**Stated goal**:
Working from the top of the listing below, retype each line through the line containing "nan, nan, 121]", both included, with no pictures.

**Collected data**:
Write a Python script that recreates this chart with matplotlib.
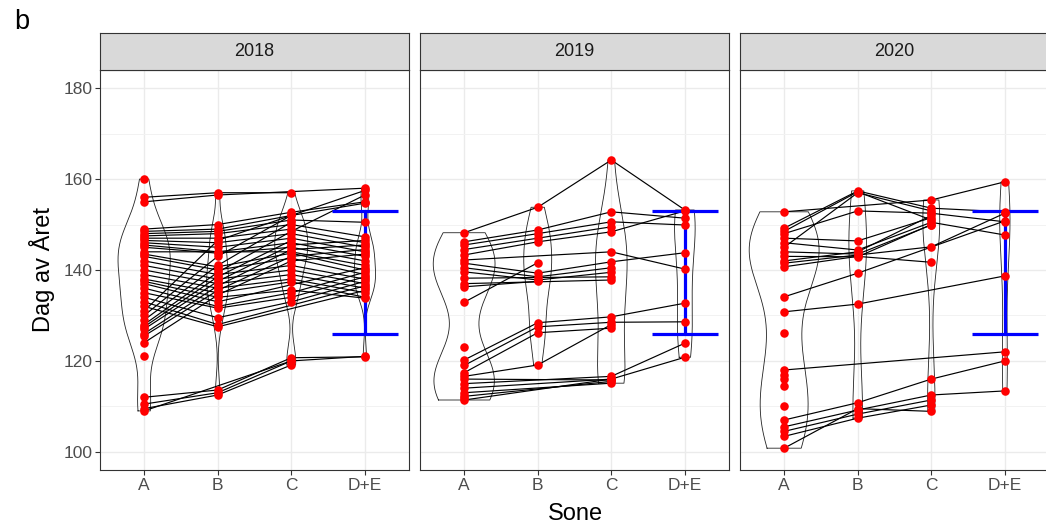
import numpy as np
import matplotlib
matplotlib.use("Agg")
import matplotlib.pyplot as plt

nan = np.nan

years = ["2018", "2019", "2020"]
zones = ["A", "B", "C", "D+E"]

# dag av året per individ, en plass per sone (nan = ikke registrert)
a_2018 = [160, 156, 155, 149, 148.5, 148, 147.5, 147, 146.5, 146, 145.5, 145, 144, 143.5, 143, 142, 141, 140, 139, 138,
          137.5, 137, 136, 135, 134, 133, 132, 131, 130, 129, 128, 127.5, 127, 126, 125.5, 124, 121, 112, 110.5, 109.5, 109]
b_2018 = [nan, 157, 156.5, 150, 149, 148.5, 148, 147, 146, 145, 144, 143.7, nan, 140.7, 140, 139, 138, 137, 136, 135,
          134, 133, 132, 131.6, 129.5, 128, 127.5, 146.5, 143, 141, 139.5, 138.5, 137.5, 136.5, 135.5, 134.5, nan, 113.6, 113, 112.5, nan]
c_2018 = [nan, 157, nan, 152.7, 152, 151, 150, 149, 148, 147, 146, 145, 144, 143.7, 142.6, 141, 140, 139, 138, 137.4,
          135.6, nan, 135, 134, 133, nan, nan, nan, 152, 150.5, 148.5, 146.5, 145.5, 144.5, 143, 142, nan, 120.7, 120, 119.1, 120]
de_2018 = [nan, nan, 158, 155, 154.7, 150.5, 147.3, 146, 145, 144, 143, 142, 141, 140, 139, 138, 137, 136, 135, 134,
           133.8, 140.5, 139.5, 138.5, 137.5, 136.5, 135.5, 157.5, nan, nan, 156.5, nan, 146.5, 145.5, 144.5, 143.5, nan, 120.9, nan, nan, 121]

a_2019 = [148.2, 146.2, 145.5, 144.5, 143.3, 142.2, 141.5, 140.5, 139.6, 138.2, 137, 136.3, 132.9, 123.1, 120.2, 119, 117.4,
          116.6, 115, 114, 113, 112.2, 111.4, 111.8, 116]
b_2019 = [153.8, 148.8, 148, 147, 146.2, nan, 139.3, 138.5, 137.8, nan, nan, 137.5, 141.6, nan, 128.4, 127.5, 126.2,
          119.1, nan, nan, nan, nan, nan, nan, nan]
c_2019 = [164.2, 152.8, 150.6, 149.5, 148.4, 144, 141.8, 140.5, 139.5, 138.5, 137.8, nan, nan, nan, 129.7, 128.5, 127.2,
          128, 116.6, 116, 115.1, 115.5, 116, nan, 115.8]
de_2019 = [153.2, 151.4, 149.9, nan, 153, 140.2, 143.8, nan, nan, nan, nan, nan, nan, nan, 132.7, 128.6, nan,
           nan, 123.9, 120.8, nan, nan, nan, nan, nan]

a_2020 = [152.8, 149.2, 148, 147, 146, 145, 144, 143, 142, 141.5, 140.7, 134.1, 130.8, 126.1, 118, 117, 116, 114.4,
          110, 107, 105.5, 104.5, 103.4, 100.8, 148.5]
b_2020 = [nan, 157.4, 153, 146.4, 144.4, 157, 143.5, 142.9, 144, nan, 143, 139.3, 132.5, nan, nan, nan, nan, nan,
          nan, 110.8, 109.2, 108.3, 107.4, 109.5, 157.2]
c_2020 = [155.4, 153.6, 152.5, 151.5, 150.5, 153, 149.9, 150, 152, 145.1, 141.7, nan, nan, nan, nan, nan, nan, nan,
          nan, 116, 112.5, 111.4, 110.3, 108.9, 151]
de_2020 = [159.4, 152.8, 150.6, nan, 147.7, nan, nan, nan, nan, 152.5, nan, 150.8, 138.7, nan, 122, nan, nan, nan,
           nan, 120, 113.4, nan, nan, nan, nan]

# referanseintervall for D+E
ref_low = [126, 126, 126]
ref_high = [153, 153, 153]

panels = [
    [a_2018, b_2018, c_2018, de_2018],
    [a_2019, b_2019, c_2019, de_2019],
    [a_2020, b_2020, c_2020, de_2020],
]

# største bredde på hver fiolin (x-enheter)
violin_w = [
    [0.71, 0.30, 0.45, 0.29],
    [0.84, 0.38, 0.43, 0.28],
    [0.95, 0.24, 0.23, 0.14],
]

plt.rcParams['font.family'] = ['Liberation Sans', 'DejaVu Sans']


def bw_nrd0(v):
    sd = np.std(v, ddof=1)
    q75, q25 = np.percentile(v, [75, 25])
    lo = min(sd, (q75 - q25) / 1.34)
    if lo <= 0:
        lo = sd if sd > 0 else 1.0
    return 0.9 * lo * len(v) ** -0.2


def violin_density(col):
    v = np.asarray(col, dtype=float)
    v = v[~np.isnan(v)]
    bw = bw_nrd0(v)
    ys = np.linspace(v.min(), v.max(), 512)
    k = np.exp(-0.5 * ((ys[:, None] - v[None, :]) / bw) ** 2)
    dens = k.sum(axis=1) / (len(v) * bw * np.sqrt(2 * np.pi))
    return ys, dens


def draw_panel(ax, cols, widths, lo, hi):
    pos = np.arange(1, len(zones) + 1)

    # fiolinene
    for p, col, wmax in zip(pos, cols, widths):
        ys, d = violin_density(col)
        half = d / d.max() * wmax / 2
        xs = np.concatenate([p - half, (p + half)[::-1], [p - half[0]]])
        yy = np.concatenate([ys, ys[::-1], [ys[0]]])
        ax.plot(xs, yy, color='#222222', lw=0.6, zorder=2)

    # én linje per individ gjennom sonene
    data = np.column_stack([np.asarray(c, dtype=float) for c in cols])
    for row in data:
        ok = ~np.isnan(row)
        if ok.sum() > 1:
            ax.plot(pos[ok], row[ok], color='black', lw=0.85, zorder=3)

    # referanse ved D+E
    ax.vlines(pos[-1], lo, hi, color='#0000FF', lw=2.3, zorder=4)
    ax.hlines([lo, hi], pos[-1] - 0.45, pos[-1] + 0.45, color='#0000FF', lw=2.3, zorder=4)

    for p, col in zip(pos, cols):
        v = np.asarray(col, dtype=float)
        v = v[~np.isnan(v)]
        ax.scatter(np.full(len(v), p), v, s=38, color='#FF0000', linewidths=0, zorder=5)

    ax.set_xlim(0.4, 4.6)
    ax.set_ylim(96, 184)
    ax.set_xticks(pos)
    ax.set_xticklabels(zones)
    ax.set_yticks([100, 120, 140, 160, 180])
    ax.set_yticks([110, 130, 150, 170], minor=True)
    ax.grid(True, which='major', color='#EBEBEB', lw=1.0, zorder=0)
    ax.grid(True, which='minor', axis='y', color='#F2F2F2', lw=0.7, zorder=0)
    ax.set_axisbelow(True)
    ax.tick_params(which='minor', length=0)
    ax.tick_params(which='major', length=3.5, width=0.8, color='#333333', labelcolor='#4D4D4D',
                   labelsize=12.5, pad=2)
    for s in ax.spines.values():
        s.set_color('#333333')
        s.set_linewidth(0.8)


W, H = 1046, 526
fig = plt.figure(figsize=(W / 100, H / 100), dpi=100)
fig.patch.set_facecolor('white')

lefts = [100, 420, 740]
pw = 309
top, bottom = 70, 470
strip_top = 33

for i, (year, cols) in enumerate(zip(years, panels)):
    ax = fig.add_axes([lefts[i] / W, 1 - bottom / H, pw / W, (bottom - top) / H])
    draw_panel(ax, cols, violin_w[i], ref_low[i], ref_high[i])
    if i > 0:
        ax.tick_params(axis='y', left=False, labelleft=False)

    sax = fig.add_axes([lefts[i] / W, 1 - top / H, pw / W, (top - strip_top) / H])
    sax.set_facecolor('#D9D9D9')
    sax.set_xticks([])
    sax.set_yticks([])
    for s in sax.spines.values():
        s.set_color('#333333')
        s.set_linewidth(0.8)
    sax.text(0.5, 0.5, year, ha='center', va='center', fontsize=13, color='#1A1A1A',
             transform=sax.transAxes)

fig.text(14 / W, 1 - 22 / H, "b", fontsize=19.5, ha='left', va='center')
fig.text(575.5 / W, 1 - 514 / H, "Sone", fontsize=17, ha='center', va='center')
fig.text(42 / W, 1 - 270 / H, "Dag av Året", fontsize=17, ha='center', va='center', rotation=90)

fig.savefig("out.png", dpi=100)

**Answer for the task**:
Write a Python script that recreates this chart with matplotlib.
import numpy as np
import matplotlib
matplotlib.use("Agg")
import matplotlib.pyplot as plt

nan = np.nan

years = ["2018", "2019", "2020"]
zones = ["A", "B", "C", "D+E"]

# dag av året per individ, en plass per sone (nan = ikke registrert)
a_2018 = [160, 156, 155, 149, 148.5, 148, 147.5, 147, 146.5, 146, 145.5, 145, 144, 143.5, 143, 142, 141, 140, 139, 138,
          137.5, 137, 136, 135, 134, 133, 132, 131, 130, 129, 128, 127.5, 127, 126, 125.5, 124, 121, 112, 110.5, 109.5, 109]
b_2018 = [nan, 157, 156.5, 150, 149, 148.5, 148, 147, 146, 145, 144, 143.7, nan, 140.7, 140, 139, 138, 137, 136, 135,
          134, 133, 132, 131.6, 129.5, 128, 127.5, 146.5, 143, 141, 139.5, 138.5, 137.5, 136.5, 135.5, 134.5, nan, 113.6, 113, 112.5, nan]
c_2018 = [nan, 157, nan, 152.7, 152, 151, 150, 149, 148, 147, 146, 145, 144, 143.7, 142.6, 141, 140, 139, 138, 137.4,
          135.6, nan, 135, 134, 133, nan, nan, nan, 152, 150.5, 148.5, 146.5, 145.5, 144.5, 143, 142, nan, 120.7, 120, 119.1, 120]
de_2018 = [nan, nan, 158, 155, 154.7, 150.5, 147.3, 146, 145, 144, 143, 142, 141, 140, 139, 138, 137, 136, 135, 134,
           133.8, 140.5, 139.5, 138.5, 137.5, 136.5, 135.5, 157.5, nan, nan, 156.5, nan, 146.5, 145.5, 144.5, 143.5, nan, 120.9, nan, nan, 121]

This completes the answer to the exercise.